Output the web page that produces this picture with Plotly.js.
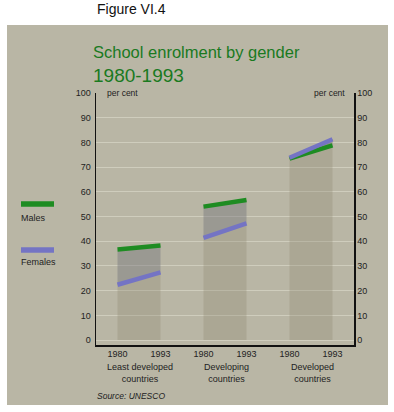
<!DOCTYPE html>
<html><head><meta charset="utf-8">
<script src="https://cdn.plot.ly/plotly-3.0.1.min.js"></script>
<style>html,body{margin:0;padding:0;background:#fff}#c{width:394px;height:412px}</style>
</head><body><div id="c"></div>
<script>
// Data
var groups = ["Least developed<br>countries", "Developing<br>countries", "Developed<br>countries"];
var years = ["1980", "1993"];
var males = [[36.7, 38.3], [54.0, 56.7], [73.4, 78.8]];
var females = [[22.4, 27.4], [41.4, 47.2], [73.8, 81.3]];
var yTicks = [0, 10, 20, 30, 40, 50, 60, 70, 80, 90, 100];

// geometry helpers (pixels -> paper)
var L = 96, R = 354, T = 93, B = 345;
function px(x){ return (x - L) / (R - L); }
function py(y){ return (B - y) / (B - T); }

var GREEN = "#1e8c22", PURPLE = "#7474c4", BAND = "rgba(140,132,110,0.3)", GREY = "rgba(118,118,124,0.45)";
var traces = [];
var tickvals = [], ticktext = [];
groups.forEach(function(g, i){
  var xs = [2*i + 0.5, 2*i + 1.5];
  tickvals.push(xs[0], xs[1]); ticktext.push(years[0], years[1]);
  traces.push({x: xs, y: females[i], mode: "lines", line: {width: 0}, fill: "tozeroy", fillcolor: BAND, hoverinfo: "skip", showlegend: false});
  traces.push({x: xs, y: males[i], mode: "lines", line: {width: 0}, fill: "tonexty", fillcolor: GREY, hoverinfo: "skip", showlegend: false});
});
groups.forEach(function(g, i){
  var xs = [2*i + 0.5, 2*i + 1.5];
  traces.push({x: xs, y: males[i], mode: "lines", line: {color: GREEN, width: 4.5}, showlegend: false});
  traces.push({x: xs, y: females[i], mode: "lines", line: {color: PURPLE, width: 4.5}, showlegend: false});
});
// right axis dummy
traces.push({x: [0], y: [0], yaxis: "y2", mode: "markers", marker: {opacity: 0}, hoverinfo: "skip", showlegend: false});

var fontF = "Liberation Sans, Arial, sans-serif";
var ann = [];
function A(text, x, y, size, color, anchor, extra){
  var o = {text: text, xref: "paper", yref: "paper", x: px(x), y: py(y), showarrow: false,
    xanchor: anchor || "left", yanchor: "middle", font: {family: fontF, size: size, color: color || "#222"}};
  if (extra) for (var k in extra) o[k] = extra[k];
  ann.push(o);
}
A("Figure VI.4", 95, 9, 14, "#111");
A("School enrolment by gender", 91, 52, 16.5, "#1a7a1f");
A("1980-1993", 91, 75, 19, "#1a7a1f");
A("per cent", 105, 93, 8.5, "#222");
A("per cent", 312, 93, 8.5, "#222");
A("Males", 19, 218, 9, "#222");
A("Females", 19, 262, 9, "#222");
A("Source: UNESCO", 95, 396, 8.5, "#222", "left", {font: {family: fontF, size: 8.5, color: "#222", style: "italic"}});
groups.forEach(function(g, i){
  A(g, 140 + 86*i, 373, 9, "#222", "center", {align: "center"});
});

var layout = {
  width: 394, height: 412,
  margin: {l: L, r: 394 - R, t: T, b: 412 - B, pad: 0},
  paper_bgcolor: "#ffffff", plot_bgcolor: "rgba(0,0,0,0)",
  font: {family: fontF, size: 9, color: "#222"},
  xaxis: {range: [0, 6], showline: true, linecolor: "#111", linewidth: 1.5, showgrid: false, zeroline: false,
    tickvals: tickvals, ticktext: ticktext, ticks: "", tickfont: {size: 9, color: "#222"}, fixedrange: true},
  yaxis: {range: [-2, 100], showline: true, linecolor: "#111", linewidth: 1.5, showgrid: true,
    gridcolor: "rgba(235,232,220,0.45)", gridwidth: 1, zeroline: false, tickvals: yTicks, ticks: "",
    tickfont: {size: 9, color: "#222"}, ticklabelstandoff: 2},
  yaxis2: {range: [-2, 100], overlaying: "y", side: "right", showline: true, linecolor: "#111", linewidth: 1.5,
    showgrid: false, zeroline: false, tickvals: yTicks, ticks: "", tickfont: {size: 9, color: "#222"}},
  shapes: [
    {type: "rect", xref: "paper", yref: "paper", x0: px(7), x1: px(388), y0: py(405), y1: py(25),
      fillcolor: "#b9b6a5", line: {width: 0}, layer: "below"},
    {type: "line", xref: "paper", yref: "paper", x0: px(21), x1: px(54), y0: py(204), y1: py(204),
      line: {color: GREEN, width: 5.5}},
    {type: "line", xref: "paper", yref: "paper", x0: px(21), x1: px(54), y0: py(250), y1: py(250),
      line: {color: PURPLE, width: 5.5}}
  ],
  annotations: ann,
  showlegend: false
};
Plotly.newPlot("c", traces, layout, {displayModeBar: false, staticPlot: true});
</script></body></html>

- - - - - - -

EXERCISE GOAL
Repeat the data exactly in full, omitting its pictures.

TASK OUTPUT
Output the web page that produces this picture with Plotly.js.
<!DOCTYPE html>
<html><head><meta charset="utf-8">
<script src="https://cdn.plot.ly/plotly-3.0.1.min.js"></script>
<style>html,body{margin:0;padding:0;background:#fff}#c{width:394px;height:412px}</style>
</head><body><div id="c"></div>
<script>
// Data
var groups = ["Least developed<br>countries", "Developing<br>countries", "Developed<br>countries"];
var years = ["1980", "1993"];
var males = [[36.7, 38.3], [54.0, 56.7], [73.4, 78.8]];
var females = [[22.4, 27.4], [41.4, 47.2], [73.8, 81.3]];
var yTicks = [0, 10, 20, 30, 40, 50, 60, 70, 80, 90, 100];

// geometry helpers (pixels -> paper)
var L = 96, R = 354, T = 93, B = 345;
function px(x){ return (x - L) / (R - L); }
function py(y){ return (B - y) / (B - T); }

var GREEN = "#1e8c22", PURPLE = "#7474c4", BAND = "rgba(140,132,110,0.3)", GREY = "rgba(118,118,124,0.45)";
var traces = [];
var tickvals = [], ticktext = [];
groups.forEach(function(g, i){
  var xs = [2*i + 0.5, 2*i + 1.5];
  tickvals.push(xs[0], xs[1]); ticktext.push(years[0], years[1]);
  traces.push({x: xs, y: females[i], mode: "lines", line: {width: 0}, fill: "tozeroy", fillcolor: BAND, hoverinfo: "skip", showlegend: false});
  traces.push({x: xs, y: males[i], mode: "lines", line: {width: 0}, fill: "tonexty", fillcolor: GREY, hoverinfo: "skip", showlegend: false});
});
groups.forEach(function(g, i){
  var xs = [2*i + 0.5, 2*i + 1.5];
  traces.push({x: xs, y: males[i], mode: "lines", line: {color: GREEN, width: 4.5}, showlegend: false});
  traces.push({x: xs, y: females[i], mode: "lines", line: {color: PURPLE, width: 4.5}, showlegend: false});
});
// right axis dummy
traces.push({x: [0], y: [0], yaxis: "y2", mode: "markers", marker: {opacity: 0}, hoverinfo: "skip", showlegend: false});

var fontF = "Liberation Sans, Arial, sans-serif";
var ann = [];
function A(text, x, y, size, color, anchor, extra){
  var o = {text: text, xref: "paper", yref: "paper", x: px(x), y: py(y), showarrow: false,
    xanchor: anchor || "left", yanchor: "middle", font: {family: fontF, size: size, color: color || "#222"}};
  if (extra) for (var k in extra) o[k] = extra[k];
  ann.push(o);
}
A("Figure VI.4", 95, 9, 14, "#111");
A("School enrolment by gender", 91, 52, 16.5, "#1a7a1f");
A("1980-1993", 91, 75, 19, "#1a7a1f");
A("per cent", 105, 93, 8.5, "#222");
A("per cent", 312, 93, 8.5, "#222");
A("Males", 19, 218, 9, "#222");
A("Females", 19, 262, 9, "#222");
A("Source: UNESCO", 95, 396, 8.5, "#222", "left", {font: {family: fontF, size: 8.5, color: "#222", style: "italic"}});
groups.forEach(function(g, i){
  A(g, 140 + 86*i, 373, 9, "#222", "center", {align: "center"});
});

var layout = {
  width: 394, height: 412,
  margin: {l: L, r: 394 - R, t: T, b: 412 - B, pad: 0},
  paper_bgcolor: "#ffffff", plot_bgcolor: "rgba(0,0,0,0)",
  font: {family: fontF, size: 9, color: "#222"},
  xaxis: {range: [0, 6], showline: true, linecolor: "#111", linewidth: 1.5, showgrid: false, zeroline: false,
    tickvals: tickvals, ticktext: ticktext, ticks: "", tickfont: {size: 9, color: "#222"}, fixedrange: true},
  yaxis: {range: [-2, 100], showline: true, linecolor: "#111", linewidth: 1.5, showgrid: true,
    gridcolor: "rgba(235,232,220,0.45)", gridwidth: 1, zeroline: false, tickvals: yTicks, ticks: "",
    tickfont: {size: 9, color: "#222"}, ticklabelstandoff: 2},
  yaxis2: {range: [-2, 100], overlaying: "y", side: "right", showline: true, linecolor: "#111", linewidth: 1.5,
    showgrid: false, zeroline: false, tickvals: yTicks, ticks: "", tickfont: {size: 9, color: "#222"}},
  shapes: [
    {type: "rect", xref: "paper", yref: "paper", x0: px(7), x1: px(388), y0: py(405), y1: py(25),
      fillcolor: "#b9b6a5", line: {width: 0}, layer: "below"},
    {type: "line", xref: "paper", yref: "paper", x0: px(21), x1: px(54), y0: py(204), y1: py(204),
      line: {color: GREEN, width: 5.5}},
    {type: "line", xref: "paper", yref: "paper", x0: px(21), x1: px(54), y0: py(250), y1: py(250),
      line: {color: PURPLE, width: 5.5}}
  ],
  annotations: ann,
  showlegend: false
};
Plotly.newPlot("c", traces, layout, {displayModeBar: false, staticPlot: true});
</script></body></html>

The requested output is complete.